Nagpur’s 21st-century international cargo hub has been stuck in red tape for 12 years. Now 4 lakh first-time voters are becoming restless, and angry. Dharmendra Jore reports.

india Updated: Mar 17, 2009 01:24 IST
Dharmendra Jore
Dharmendra Jore
Hindustan Times

From acres of orange orchards and protests denouncing pizza as nothing more than a glorified chapatti, Nagpur has come a long way.

Maharashtra’s original Orange County, 863 kilometres north-east of the state capital of Mumbai, is now dotted with malls and multiplexes.

Fancy apartment blocks are coming up across town as builders rush to cash in on the growing aspirations.

And the city will soon have seven five-star hotels — up from a grand total of one.

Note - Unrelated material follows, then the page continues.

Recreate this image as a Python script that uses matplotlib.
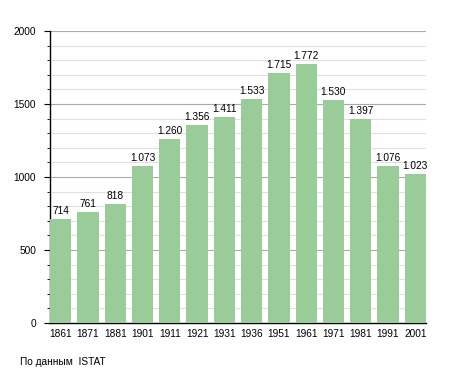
import numpy as np
import matplotlib.pyplot as plt
from matplotlib.ticker import MultipleLocator

plt.rcParams['font.family'] = ['Liberation Sans', 'DejaVu Sans']

years = ['1861', '1871', '1881', '1901', '1911', '1921', '1931', '1936',
         '1951', '1961', '1971', '1981', '1991', '2001']
population = [714, 761, 818, 1073, 1260, 1356, 1411, 1533,
              1715, 1772, 1530, 1397, 1076, 1023]

fig = plt.figure(figsize=(4.55, 3.73), dpi=100)
ax = fig.add_axes([0.110, 0.134, 0.826, 0.783])

x = np.arange(len(years))
width = 0.78
bars = ax.bar(x, population, width, color='#99cc99', zorder=3)

for xi, v in zip(x, population):
    label = f"{v:,}".replace(',', '.')
    ax.text(xi, v + 20, label, ha='center', va='bottom', fontsize=7.3, zorder=4)

ax.set_xlim(-width / 2, len(years) - 1 + width / 2)
ax.set_ylim(0, 2000)
ax.set_xticks(x)
ax.set_xticklabels(years, fontsize=7.3)
ax.yaxis.set_major_locator(MultipleLocator(500))
ax.yaxis.set_minor_locator(MultipleLocator(100))
ax.tick_params(axis='y', which='major', length=4, labelsize=7.3, pad=6)
ax.tick_params(axis='y', which='minor', length=2)
ax.tick_params(axis='x', length=0, pad=4)

ax.grid(axis='y', which='major', color='#aaaaaa', linewidth=0.8, zorder=0)
ax.grid(axis='y', which='minor', color='#e0e0e0', linewidth=0.8, zorder=0)

for side in ['top', 'right']:
    ax.spines[side].set_visible(False)
ax.spines['left'].set_linewidth(1.0)
ax.spines['bottom'].set_linewidth(1.0)

fig.text(20 / 455, 1 - 362 / 373, 'По данным  ISTAT', fontsize=7.3, va='center')

fig.savefig('out.png', dpi=100)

But much of the optimism hinges on an international cargo hub that has been in the making for 12 years — and is still stuck at the land allotment stage.

Now, the 4 lakh new voters in the Nagpur and adjoining Ramtek parliamentary constituencies — about 95 per cent of them under 25 — are getting restless.

“They say Nagpur will bring world class development to this backward region, and my generation will benefit the most,” says Akash Goel (20), a third-year student of mechanical engineering. “But given the pace at which it is moving, I’ll be 80 before anyone gets a job there. Meanwhile, the world is marching forward and leaving us further behind.”

The plan was perfect: Nagpur is nearly equidistant from the four corners of the country.

Logically, that would have companies flocking to the Multi-Modal International cargo Hub and Airport and Hub, pouring money into new plants, creating highly paid jobs, finally ushering Nagpur into the 21st century.

But red tape and government malaise have left the plans inching forward one baby step every few years — usually seeing sudden bursts of activity just before election time.

“I’m sick of all the grand promises,” says Pratik Sharma (20), an engineering aspirant and first-time voter. “Some land was finally handed over to the MIHAN project a couple of days before the Lok Sabha polls were declared. Work on two thermal power stations began barely a week before. And soon they’ll be here, promising prosperity once more. Do they think we’re stupid?”

Despite the slow pace of work, Nagpur can’t seem to hide its excitement.

Property rates in a 45-kilometre radius have skyrocketed by a whopping 1,000 to 1,500 per cent over the last two years.

Investors from across the country have lined up to buy pieces of land close to the MIHAN special economic zone. Experts say about 1 lakh of the 30 lakh residents are now either directly or indirectly involved in the real estate business.

“People are making money just preparing for tomorrow,” says real estate agent Babloo Pandey (33).

Sitting in his small office, he tosses a few pamphlets on the desk before him.

They all promise ‘ultra-luxury homes and work spaces’.

“The rates are high, but investors are lapping up anything on the market, in the certainty that the deals will be profitable even if MIHAN takes another 15 years to complete,” he says. “We expect much more if the project gets onto the right track.”

For Anurag Sole (20) and Sachin Ghatol (20), who were hoping for good jobs at the special trade zone so they could stay back in the city with their ageing parents, hope just got a little dimmer.

Last week, the Vavasi Group, which had proposed a 7 billion Euro (about Rs 50,000 crore) silicon plant at the Mihan SEZ, left for Rajasthan.

The MIHAN board had not approved its demand for 400 hectares for the plant.

“The plant would have generated 80,000 direct and indirect jobs here,” says company CEO Farid Arifuddin. “We just couldn't wait any longer for the land to be sanctioned. We are moving to Bikaner.”

Over 15,000 fresh engineering graduates pass out each year from this region.

“The silicon plant would have meant a new tomorrow for so many,” says Ghatol. “Why must we wait a lifetime to realise our dreams?”